In affirming the June 9 applicability date of the fiduciary regulation, Secretary of Labor Alexander Acosta expressed a desire for the Securities and Exchange Commission to reengage on the issue. It looks like he’s going to get his wish.
As part of a call for public comment, new SEC Chairman Jay Clayton noted that the Department of Labor’s fiduciary rule “may have significant effects on retail investors and entities regulated by the SEC,” and “also may have broader effects on our capital markets” – and that “many of these matters fall within the SEC's mission of protecting investors; maintaining fair, orderly, and efficient markets; and facilitating capital formation.”
He then said that he welcomed the Labor Department’s invitation to “engage constructively” as the SEC moves forward with its examination of the standards of conduct applicable to investment advisers and broker-dealers and related matters. “I believe clarity and consistency — and, in areas overseen by more than one regulatory body, coordination — are key elements of effective oversight and regulation,” he wrote.

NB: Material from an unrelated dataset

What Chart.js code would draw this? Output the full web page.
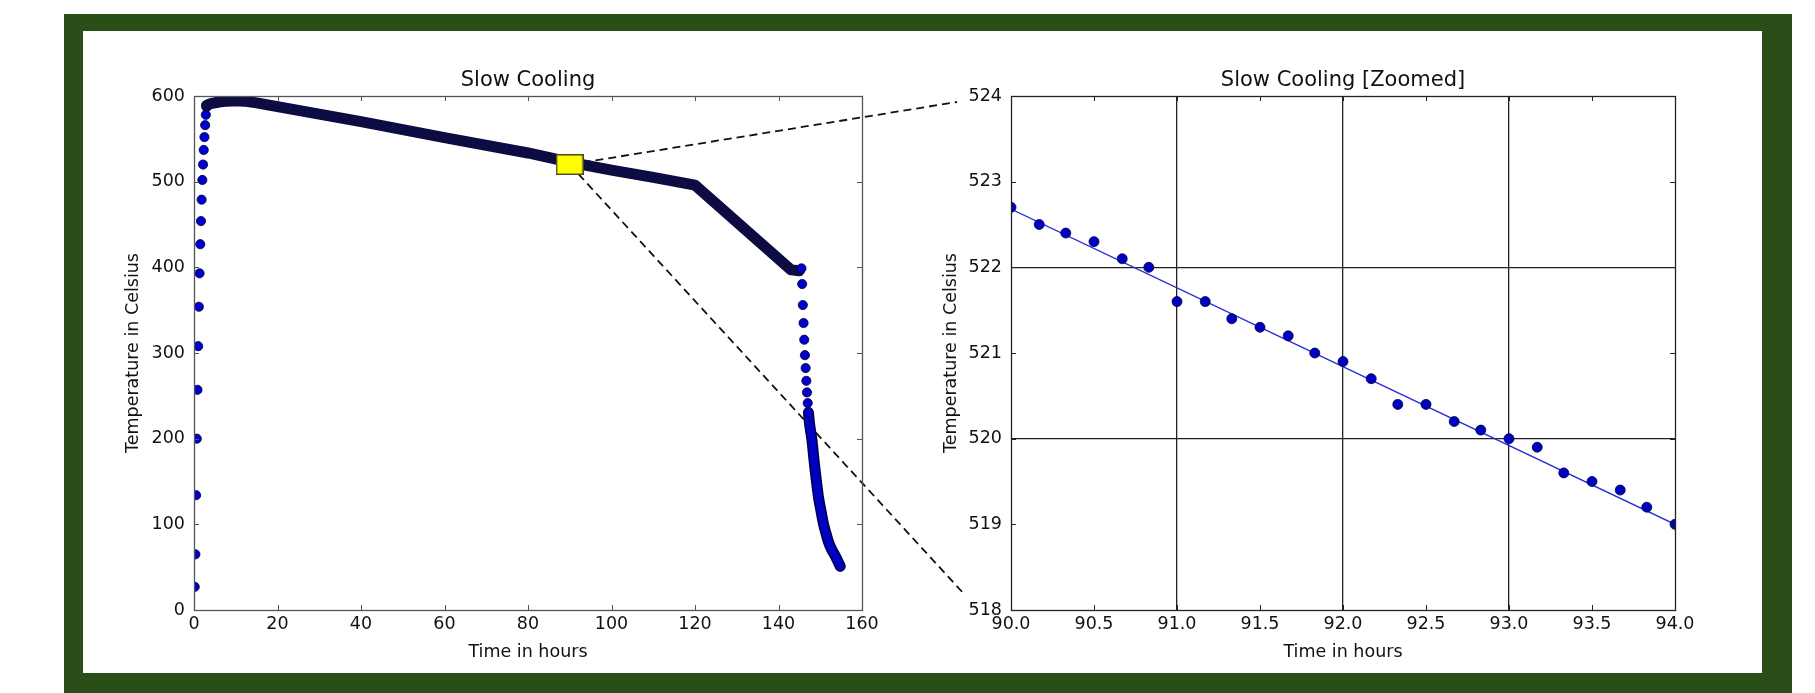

“Retail investors” shows up repeatedly in the letter and in the long list of potential areas for comment contained therein – but “retirement” is mentioned only once, early on: “Given the significance of these issues — in particular, for retail investors looking to save for the things that matter most to them, including homeownership, education, and retirement — I look forward to robust, substantive input that will advance and inform the SEC's assessment of possible future actions.”
Clayton noted that there had been “significant developments in the marketplace since the Commission last solicited information from the public in 2013,” citing “financial innovations, changes to investment adviser and broker-dealer business models, and regulatory developments — including the issuance and pending applicability of the Department of Labor’s Fiduciary Rule.” Clayton went on to state that, “In light of these developments, I believe an updated assessment of the current regulatory framework, the current state of the market for retail investment advice, and market trends is important to the Commission’s ability to evaluate the range of potential regulatory actions.”
Clayton then referenced an online form and email box “for members of the public to make their views on these issues known publicly in advance of any future Commission action,” and proceeded to outline a long list of questions – in addition to whatever information is on the public’s mind – that he is seeking input on.